In the last analysis, some people must take responsibility for what happened at the Ultra. Mass poverty set the stage for the tragedy, and mass media commercialism made it happen. For the purpose of assigning liability, the legal system cannot avoid attributing motive and allocating blame. In search of better forms of solidarity, we cannot avoid pointing out its connection to poverty.
But, in another sense, the Ultra tragedy is nobody’s fault in particular. If we step back a little, we may view the killer stampede as the objective result of a phenomenon that is little understood. This is the phenomenon of the crowd. Crowd behavior is unpredictable. The study of crowds alerts us to the gulf that separates conscious personal behavior from delirious collective behavior.
The deaths of 74 people and the injuries sustained by hundreds of others who came to participate in the first anniversary of the noontime program “Wowowee” were accidental. No one could have foreseen the stampede and the magnitude of the destruction it caused. If people were even minimally aware of the danger the event posed, many would not have come. The ABS-CBN network would probably not have staged the event outside company premises. The local government of Pasig would not have issued a permit, and the police would have sent a crowd control unit to monitor the lengthening lines of people.
I watched TV footage of the long queue at Ultra taken just hours before the stampede. There were many poor people, mostly adult women with haggard faces. But these were not angry faces. The crowd was not a resentful or an unruly one. It was not spoiling for a fight. Indeed it was extremely docile, compared to the massive protest crowd of the poor that gathered at the Edsa Shrine on May Day 2001. Therefore I am not surprised that the guards at Ultra did not anticipate the violent stampede that broke out early Saturday morning. Like us, they were unprepared for the rapidity with which the crowd had formed. They could not have known the sheer irrational force a crowd could unleash once provoked.
“The crowd, suddenly there, where there was nothing before,” writes Elias Canetti in his brilliant book, “Crowds and Power”, “is a mysterious and universal phenomenon. A few people may have been standing together – five, ten or twelve, not more; nothing has been announced, nothing is expected. Suddenly everywhere is black with people and more come streaming from all sides as though streets had only one direction. Most of them do not know what has happened and, if questioned, have no answer; but they hurry to be there where most other people are. There is a determination in their movement which is quite different from the expression of ordinary curiosity. It sees as though the movement of some of them transmits itself to the others. But that is not all; they have a goal which is there before they can find words for it. This goal is the blackest spot where most people are gathered.”
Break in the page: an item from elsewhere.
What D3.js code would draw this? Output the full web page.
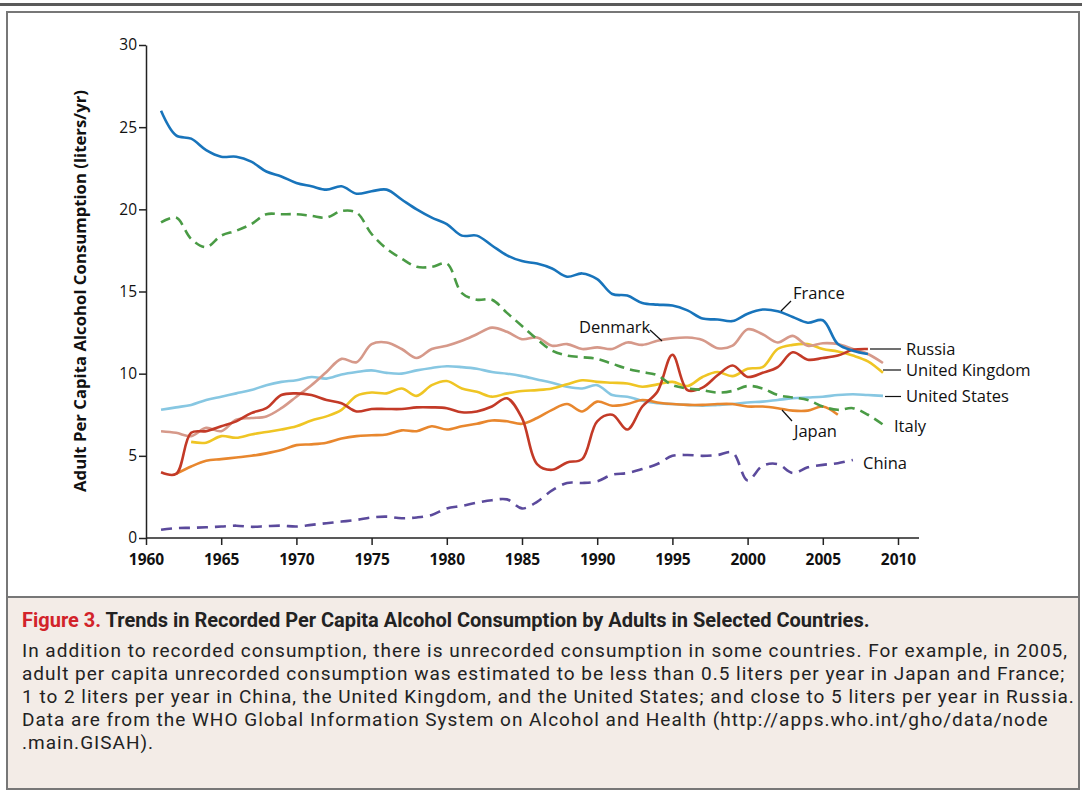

The same stagnant crowd that levels all distinctions while it is intact can violently disintegrate at the moment of discharge: “Everyone shoves, hits and kicks in all directions.” It is irrelevant to ask who started it all. “The more fiercely each man ‘fights for his life’, the clearer it becomes that he is fighting against all the others who hem him in….Neither women, children nor old people are spared: they are not distinguished from men. Whilst the individual no longer feels himself as ‘crowd’, he is still completely surrounded by it….The individual breaks away and wants to escape from it because the crowd, as a whole, is endangered. But, because he is physically still stuck in it, he must attack it. To abandon himself to it now would be his ruin, because it itself is threatened by ruin. In such a moment, a man cannot insist too strongly on his separateness. Hitting and pushing, he evokes hitting and pushing; and the more blows he inflicts and the more he receives, the more himself he feels. The boundaries of his own person become clear to him again.”
This morbid account summarizes what basically happened at Ultra last Saturday. The crowd had acquired a life of its own, sweeping aside and trampling upon the bodies that stood in its path. Gertrudes Mendoza-Grantham, a 73-year-old grandmother from Antipolo who had brought some of her children and grandchildren with her, recalls what it was like: “The sound was really so loud. I was shouting: Help! There are dead people here. But they didn’t stop. The dead were stepped on. The others pushed on, and the gate was halfopen.”
But, what is equally remarkable about the Ultra crowd – which Canetti’s analysis seems to overlook — is the presence in the middle of that collective frenzy of some individuals who kept their senses and performed acts of selflessness. Marissa Graboso, 35, remembers a man who scooped her 7-year-old son, passed him to others, who then carried him away from the throng. The same person also saved the children of Vilma Catabang.
The stampede occurred very fast, almost like a momentary madness descending upon a community. It collected its toll, then left as swiftly as it came. People remember quickly coming back to their senses, pausing, and instinctively helping those who had fallen. But for the presence of mind of the faceless heroes in that crowd, more people would have perished, especially the young children who were wrenched from their elders.
Such is the delirium that can grip a crowd. It is a blind force that mocks all reason. We need to understand it more so that we might begin to forgive one another and ourselves.